LUGPA Policy Alert: House Committees Advance Budget Reconciliation; White House Targets Drug Pricing
May 2025
Congress Advances Health Reforms via Budget Reconciliation
This week, the House Ways & Means and Energy & Commerce Committees advanced portions of H. Con. Res. 14, the FY2025 Budget Resolution, along party lines. The reconciliation package authorizes up to $4.5 trillion in deficit increases over 10 years, offset by $2 trillion in mandatory spending cuts, many affecting federal healthcare programs.

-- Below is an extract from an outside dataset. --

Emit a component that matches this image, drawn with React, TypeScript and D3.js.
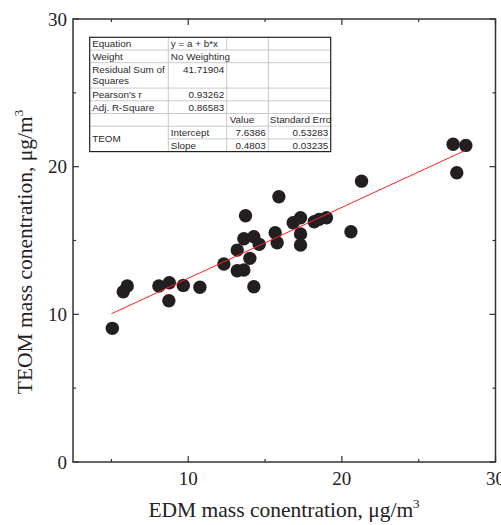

Key Health Provisions Affecting LUGPA Practices
1. Medicare Physician Payment Reform
The bill proposes tying the Medicare Physician Fee Schedule (MPFS) conversion factor to the Medicare Economic Index (MEI):
- 75% of MEI in 2026
- 10% of MEI in subsequent years
An amendment to increase physician payments was rejected. While we are pleased that physician payments are being addressed in the bill, this proposal falls short of what is needed. Importantly, it does not address the payment cut in 2025, which means future updates are based on this 2.85 percent lower baseline, and future updates do not track practice costs (the Medicare Economic Index).
LUGPA is working closely with Rep. Greg Murphy (R-NC), a urologist and co-chairman of the Doctors Caucus to substantially improve the physician payment section of the bill. Murphy has conveyed to Leadership that he is a no vote unless more resources are added and payments are significantly improved to doctors.
LUGPA urges Congress to:
- Reverse the payment cut in 2025, at least for the latter part of the year.
- Fully align MPFS updates with MEI or a more accurate cost index
- Ensure permanent, predictable payment updates
- Support independent, physician-led care
- Add the Protecting Patient Access to Cancer and Complex Therapies Act, which would protect physicians' add-on payments for Part B drugs subject to Secretary negotiation under the IRA.
2. PBM Reform
The bill includes long-overdue PBM reforms, especially in Medicaid and Medicare Part D:
- Ban on spread pricing in Medicaid
- Mandatory disclosure of PBM financial arrangements
- PBM compensation limited to bona fide service fees
These changes reflect LUGPA’s long-standing push for transparency and fair drug pricing.
3. Medicaid Changes and Cuts
Over $700 billion in Medicaid savings are proposed via:
- Fraud prevention measures, including verifying eligibility
- Exclusion of undocumented immigrants
- FMAP penalties for states covering non-citizens
- Freezing State provider taxes at current rates and prohibiting States from creating new provider taxes moving forward
- Ending enhanced FMAP for new expansion states
- Revising the payment limit for certain state-directed payments
- Requiring States to establish work requirements for certain individuals with redetermination as frequently as once a month
4. Streamlining Enrollment
Simplifies Medicaid and CHIP enrollment for out-of-state providers, reducing delays in care delivery.
Next Steps
The bill now moves to the House Budget Committee, then to the House Rules Committee, likely early next week, and to the full House floor for a vote, hopefully before Memorial Day recess. The Senate is expected to debate and amend the package substantially over the next several months.
Executive Order on Drug Pricing: A Most-Favored-Nation Approach
Also, this week, the White House issued an Executive Order targeting global drug price inequities. The U.S. accounts for ~75% of global pharmaceutical profits despite having just 5% of the population. The EO claims that American consumers are financing most of the fixed R&D costs and that other developed countries are freeloading on American patients.
Key measures include:
- MFN pricing caps to match the lowest prices in other developed countries (How that would be enforced remains unclear in the EO).
- Expanded drug importation
- Directive to the US Trade Representative and Commerce Secretary to prohibit foreign freeloading on American pharmaceutical pricing.
- Antitrust enforcement and possible FDA revocation of non-compliant products (Though the legal authority to effectuate is unclear).